I also have to let go of some of these questions. Am I normal? Am I attractive to others? I am attractive to my partner, I find value in myself and what I can, and I present myself such that my appearance doesn't hurt my career or friendships. How much does the rest matter?

P.S. Sorry 'bout the essay.

ML said...

Oh, thank you for bringing this up!! I'm 5'10" 172. Yes, 172 pounds!!! OK, I'm also 39 & the mother of 2...but 4 years ago, between #1 & #2 I was 142. Despite considerable effort, I have been unable to lose a single pound. Trying desperately to make peace with my new body, but it's icky and not who I was and doesn't seem reflective of my real self. Having a hard time looking in the mirror for the first time in my life (for the last 3-1/2 years!!) and refuse to have my picture taken. Wish I could see the real picture instead of through the fun house effect of used-to-be/want.

I won't even get started talking about fitting into clothes!!

kittenpie said...

My body i snot such a mystery to me, but I understand this because I am baffled by the assessment of my own face. All those descriptors they use to talk about faces and features baffle me. If they are meant to be a map to identifying a face, the street names may as well be a sanskrit, becuase I don't know what almond eyes look like, what a heart-shaped versus oval face looks like, whether eyes are close- or wide-set. It just all looks... regular.

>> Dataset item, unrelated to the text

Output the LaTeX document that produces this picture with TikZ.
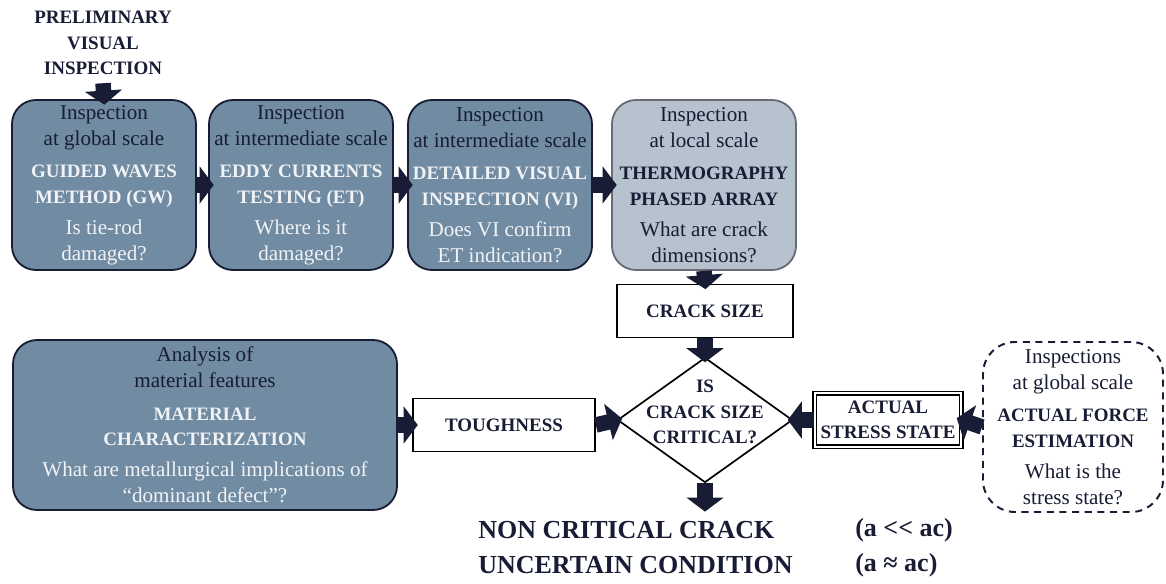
\documentclass[tikz,border=0pt]{standalone}
\usepackage{fontspec}
\setmainfont{Liberation Serif}
\usetikzlibrary{arrows.meta,shapes.geometric}
\definecolor{steel}{RGB}{112,139,162}
\definecolor{pale}{RGB}{182,194,206}
\definecolor{ink}{RGB}{24,28,52}
\definecolor{greyline}{RGB}{105,108,118}
\definecolor{lite}{RGB}{240,242,245}
\newcommand{\boxfont}{\fontsize{15}{18.2}\selectfont}
\newcommand{\capfont}{\fontsize{13.5}{18.2}\selectfont\bfseries}
\newcommand{\dk}[1]{\textcolor{ink}{#1}}
\newcommand{\bk}[1]{{\capfont #1}}
\newcommand{\wb}[1]{{\capfont\color{lite}#1}}
\newcommand{\wt}[1]{\textcolor{lite}{#1}}

\begin{document}
\begin{tikzpicture}[x=0.25cm,y=0.25cm]
\tikzstyle{every node}+=[font=\boxfont, text=ink]
\tikzstyle{darkbox}=[draw=ink, line width=1.3pt, fill=steel, rounded corners=0.6cm, minimum width=4.6cm, minimum height=4.25cm, align=center, inner sep=0pt]
\tikzstyle{palebox}=[darkbox, draw=greyline, fill=pale]
\tikzstyle{plainbox}=[draw=black, line width=1.2pt, fill=white, minimum height=1.33cm, inner sep=2pt, align=center, font=\capfont]
\tikzstyle{fat}=[draw=ink, line width=11pt, -{Triangle[width=26pt,length=10pt]}, shorten >=-4pt]
\useasboundingbox (0,0) rectangle (116.6,-58.3);
% top row
\node[align=center, font=\capfont, inner sep=0pt] (pvi) at (10.3,-4.3) {PRELIMINARY\\VISUAL\\INSPECTION};
\node[darkbox] (gw) at (10.4,-18.5) {\dk{Inspection}\\\dk{at global scale}\\[5pt]\wb{GUIDED WAVES}\\\wb{METHOD (GW)}\\[4pt]\wt{Is tie-rod}\\\wt{damaged?}};
\node[darkbox] (et) at (30.1,-18.5) {\dk{Inspection}\\\dk{at intermediate scale}\\[5pt]\wb{EDDY CURRENTS}\\\wb{TESTING (ET)}\\[4pt]\wt{Where is it}\\\wt{damaged?}};
\node[darkbox] (vi) at (50,-18.5) {\dk{Inspection}\\\dk{at intermediate scale}\\[5pt]\wb{DETAILED VISUAL}\\\wb{INSPECTION (VI)}\\[4pt]\wt{Does VI confirm}\\\wt{ET indication?}};
\node[palebox] (loc) at (70.4,-18.5) {Inspection\\at local scale\\[5pt]\bk{THERMOGRAPHY}\\\bk{PHASED ARRAY}\\[4pt]What are crack\\dimensions?};
% middle row
\node[plainbox, minimum width=4.4cm] (size) at (70.5,-31.1) {CRACK SIZE};
\node[diamond, draw=black, line width=1.2pt, fill=white, minimum width=4.375cm, minimum height=3.125cm, inner sep=0pt,
  label={[align=center, font=\capfont, yshift=0.2cm]center:IS\\CRACK SIZE\\CRITICAL?}] (crit) at (70.5,-42) {};
\node[darkbox, minimum width=9.6cm] (mat) at (20.5,-42.5) {\dk{Analysis of}\\\dk{material features}\\[5pt]\wb{MATERIAL}\\\wb{CHARACTERIZATION}\\[4pt]\wt{What are metallurgical implications of}\\\wt{``dominant defect''?}};
\node[plainbox, minimum width=4.55cm] (tough) at (50.4,-42.5) {TOUGHNESS};
\node[plainbox, double, double distance=1.3pt, line width=0.9pt, minimum width=3.67cm] (stress) at (88.8,-42) {ACTUAL\\STRESS STATE};
\node[draw=ink, dashed, dash pattern=on 5pt off 4pt, line width=1.4pt, rounded corners=0.8cm, minimum width=4.5cm, minimum height=4.25cm, align=center, inner sep=0pt] (force) at (107.3,-42.7) {Inspections\\at global scale\\[5pt]\bk{ACTUAL FORCE}\\\bk{ESTIMATION}\\[4pt]What is the\\stress state?};
% outcome
\coordinate (outc) at (70.5,-50.6);
\node[anchor=west, align=left, inner sep=0pt, font=\fontsize{18.5}{25}\selectfont\bfseries] (res) at (47.8,-54.75) {NON CRITICAL CRACK\\UNCERTAIN CONDITION};
\node[anchor=west, align=left, inner sep=0pt, font=\fontsize{18.5}{25}\selectfont\bfseries] (ratio) at (85.5,-54.75) {(a <{}< ac)\\(a ≈ ac)};
% arrows
\draw[fat] ([yshift=-0.2cm]pvi.south) -- (gw.north);
\draw[fat] (gw.east) -- (et.west);
\draw[fat] (et.east) -- (vi.west);
\draw[fat] (vi.east) -- (loc.west);
\draw[fat] (loc.south) -- (size.north);
\draw[fat] (size.south) -- (crit.north);
\draw[fat] (crit.south) -- (outc);
\draw[fat] (mat.east) -- (tough.west);
\draw[fat] (tough.east) -- (crit.west);
\draw[fat] (stress.west) -- (crit.east);
\draw[fat] (force.west) -- (stress.east);
\end{tikzpicture}
\end{document}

(As to you, though, if you are curious, you come across to me as slim, slightly angular in a way that suggests you may have had times of awkwardness or klutziness as your limbs grew but now work it for a goofy effect when you want to. And, with your cute and funky style, you put a hip and urbane edge over it that still leaves room for being silly, which is, to me, important to keep one from being too busy being hip or smart or what-have-you.)